Heads up, Jack Harlow!
Louis Theroux, the British documentarian of BBC fame, may hardly have fancied himself as an MC, no less a famous one. Yet thanks to some original rap verses he once laid down for a 20-year-old documentary — and a couple of savvy DJs from Manchester named Duke and Jones — Theroux has become a most unlikely TikTok music star.
The 51-year-old son of novelist and travel writer Paul Theroux debuted his "My Money Don't Jiggle, Jiggle, It Folds" rap on a 2000 episode of his docuseries "Weird Weekends." In it, Theroux traveled to New Orleans to interview Southern MCs like Mello T, Master P and Q-T-Pie — then competed in a live rap battle on the city's storied hip-hop radio station, Q93 FM, refereed by local DJ Wild Wayne.
Reading gingerly from a crumpled piece of paper, Theroux rhymed, in a distinctly prim English accent: "My money don't jiggle, jiggle, it folds / I like to see you wiggle, wiggle, for sure."
Twenty-two years later, a remix of his rap has spawned a dance craze on TikTok — where everyone from Snoop Dogg to Rita Ora can be found wiggling along to "Jiggle Jiggle."
Theroux's novelty rap found a new audience after a February 2022 episode of the YouTube series "Chicken Shop Date," in which vlogger Amelia Dimoldenberg asked Theroux to reprise his original rap a capella. On March 16, Manchester DJ duo Duke and Jones fashioned a sleek remix of the song and shared it on TikTok.
Since then, the track has been used in 1.2 million videos on the platform.
Theroux could not be reached for comment. But 26-year-olds Duke and Jones, whose real names are Luke Conibear and Isaac McKelvey, told The Times that the documentarian is a "national treasure in the U.K."
"We didn’t watch ['Weird Weekends'] when it came out because we were about three years old," said the DJs via email, "but the series went on Netflix for a while when we were in high school and it became quite the phenomenon in our friend group."
The "Jiggle Jiggle" remix has not just raised the pair's profile on TikTok — it secured them a record deal with the Sony Music UK imprint Robots + Humans.

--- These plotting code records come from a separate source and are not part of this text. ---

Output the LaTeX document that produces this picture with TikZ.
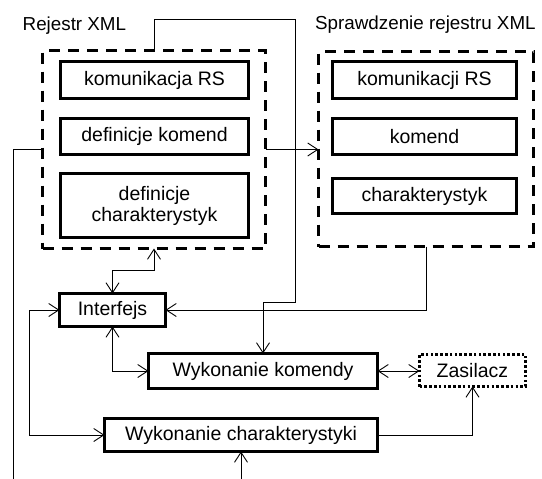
\documentclass[tikz,border=0pt]{standalone}
\usepackage{fontspec}
\setmainfont{Liberation Sans}
\usetikzlibrary{arrows.meta}
\begin{document}
\begin{tikzpicture}[x=1pt,y=-1pt,
  >={Straight Barb[length=10pt,width=13pt]},
  conn/.style={line width=0.9pt},
  grp/.style={draw,line width=2.8pt,dash pattern=on 11pt off 8pt,inner sep=0pt,outer sep=0pt},
  box/.style={draw,line width=2.8pt,inner sep=0pt,outer sep=0pt,align=center,font=\fontsize{19.5}{21}\selectfont},
  dotbox/.style={draw,line width=2.6pt,dash pattern=on 2.6pt off 2.2pt,inner sep=0pt,outer sep=0pt,font=\fontsize{19.5}{21}\selectfont},
  lbl/.style={inner sep=0pt,anchor=base west,font=\fontsize{18.8}{21}\selectfont}]
\useasboundingbox (0,0) rectangle (542,479);
% groups
\node[grp,minimum width=223pt,minimum height=198pt] (rej) at (154,149.5) {};
\node[grp,minimum width=215pt,minimum height=195pt] (spr) at (426,149) {};
\node[lbl] (rejl) at (22.5,30.5) {Rejestr XML};
\node[lbl] (sprl) at (315,30) {Sprawdzenie rejestru XML};
% inner boxes left
\node[box,minimum width=188pt,minimum height=37pt] (kra) at (154.5,80) {komunikacja RS};
\node[box,minimum width=188pt,minimum height=36pt] (dko) at (154.5,136.5) {definicje komend};
\node[box,minimum width=188pt,minimum height=64pt] (dch) at (154.5,205.5) {definicje\\charakterystyk};
% inner boxes right
\node[box,minimum width=184pt,minimum height=37pt] (krb) at (424.5,80) {komunikacji RS};
\node[box,minimum width=184pt,minimum height=36pt] (kom) at (424.5,136.5) {komend};
\node[box,minimum width=184pt,minimum height=35pt] (chr) at (424.5,196) {charakterystyk};
% lower boxes
\node[box,minimum width=106pt,minimum height=33pt] (int) at (112.5,310) {Interfejs};
\node[box,minimum width=229pt,minimum height=35pt] (wk) at (263,371) {Wykonanie komendy};
\node[dotbox,minimum width=106pt,minimum height=32pt] (zas) at (472.5,370.5) {Zasilacz};
\node[box,minimum width=273pt,minimum height=33pt] (wc) at (241,435) {Wykonanie charakterystyki};
% coordinates
\coordinate (c1) at (295,19);
\coordinate (c2) at (295,302);
\coordinate (c3) at (13,479);
\coordinate (c4) at (29,310);
\coordinate (c5) at (241,479);
% connectors
\draw[conn,->] (rej.north) |- (c1) -- (c2) -| (wk.north);
\draw[conn,->] (rej.east) -- (spr.west |- rej.east);
\draw[conn] (rej.west) -| (c3);
\draw[conn,<->] (rej.south) -- ++(0,22) -| (int.north);
\draw[conn,->] (spr.south) |- (int.east);
\draw[conn,<->] (int.south) |- (wk.west);
\draw[conn,<->] (wk.east) -- (zas.west |- wk.east);
\draw[conn,->] (wc.east) -| (zas.south);
\draw[conn,<->] (int.west) -- (c4) |- (wc.west);
\draw[conn,->] (c5) -- (wc.south);
\end{tikzpicture}
\end{document}
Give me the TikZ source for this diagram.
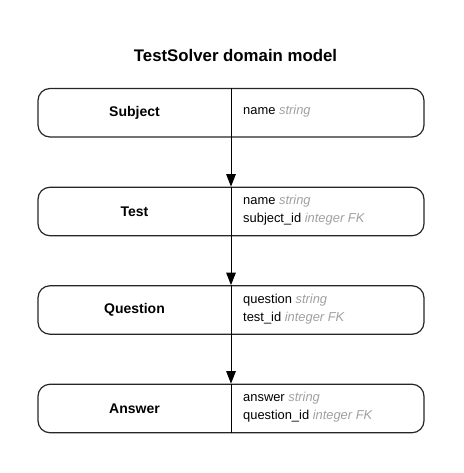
\documentclass[tikz,border=0pt]{standalone}
\usepackage{fontspec}
\setmainfont{Liberation Sans}
\usetikzlibrary{arrows.meta}
\definecolor{typegray}{HTML}{A0A0A0}
\tikzset{
  entity/.style={draw=black!85, line width=1.2pt, rounded corners=12pt,
    minimum width=386pt, minimum height=48.5pt, inner sep=0pt},
  ename/.style={font=\fontsize{14}{16}\selectfont\bfseries},
  fields/.style={font=\fontsize{12.9}{18}\selectfont, align=left, anchor=west, inner sep=0pt},
  divider/.style={line width=1pt},
  link/.style={line width=1pt, -{Triangle[length=12.5pt,width=9.5pt]}},
  title/.style={font=\fontsize{16.8}{20}\selectfont\bfseries}
}
\newcommand{\ftype}[1]{\textcolor{typegray}{\itshape #1}}
\begin{document}
\begin{tikzpicture}[x=1pt,y=-1pt]
\useasboundingbox (0,0) rectangle (463,473);
\node[title] (ttl) at (235.5,55) {TestSolver domain model};

\node[entity] (subject) at (231,112.75) {};
\node[entity] (test) at (231,211.5) {};
\node[entity] (question) at (231,310) {};
\node[entity] (answer) at (231,408.5) {};

\node[ename] (subjectl) at (134.5,112.75) {Subject};
\node[ename] (testl) at (134.5,211.5) {Test};
\node[ename] (questionl) at (134.5,310) {Question};
\node[ename] (answerl) at (134.5,408.5) {Answer};

\node[fields] (subjectf) at (243,111.5) {name \ftype{string}};
\node[fields] (testf) at (243,210.5) {name \ftype{string}\\subject\_id \ftype{integer FK}};
\node[fields] (questionf) at (243,309) {question \ftype{string}\\test\_id \ftype{integer FK}};
\node[fields] (answerf) at (243,407.5) {answer \ftype{string}\\question\_id \ftype{integer FK}};

\foreach \n in {subject,test,question,answer}
  \draw[divider] (\n.north) -- (\n.south);

\draw[link] (subject.south) -- (test.north);
\draw[link] (test.south) -- (question.north);
\draw[link] (question.south) -- (answer.north);
\end{tikzpicture}
\end{document}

As kids, Duke and Jones shared an affinity for playing FIFA, snacking on grilled cheeses and tinkering with beats on Logic. Once they mastered Logic’s built-in pitch correction plugin, they made a name for themselves through a TikTok series called "adding autotune to random videos." The U.K. analogs to American comedians the Gregory Brothers, originators of the "Auto-Tune the News" gag, Duke and Jones would sift through old cartoons and TV interviews for clips to fiddle with.
"A lot of our early videos were of children or angry people," said Duke and Jones, "because we found both of these groups spoke quite rhythmically, and hit a much wider range of notes in their speech than normal talking, so it gives the autotune more to work with."
Theroux's slow, orderly flow made the perfect specimen for a remix, they said. The duo later crafted an extended remix from an additional clip they found, featuring Theroux rapping on U.K. late night show "The Russell Howard Hour" in 2018. "I sit bruised from chalices / holding my palaces," rhymed Theroux, "Crib is so crampy / suckers suffer from paralysis."
On the same show, however, Theroux issued a disclaimer for his rhymes: "If you take hip-hop quite seriously, making a comedy rap is quite sacrilegious."
But like Theroux, Duke and Jones identify as aficionados of hip-hop — they name Manchester rapper Aitch, as well as Denzel Curry and Kendrick Lamar as some of their favorite MCs. Apart from their humorous remixes, the pair make original music of their own; in 2020 they released a dubstep-infused house EP titled "Solace." They can be spotted behind the DJ booths at clubs in and around Manchester, or concocting beats for artists like English grime MC Flowdan.
Is there a chance that Theroux may want to further his hip-hop career? If so, Duke and Jones remain on standby.
"We haven’t yet played the autotune remixes at clubs," they said. "But we might have to make an exception for King Louis and stick him in the set somewhere."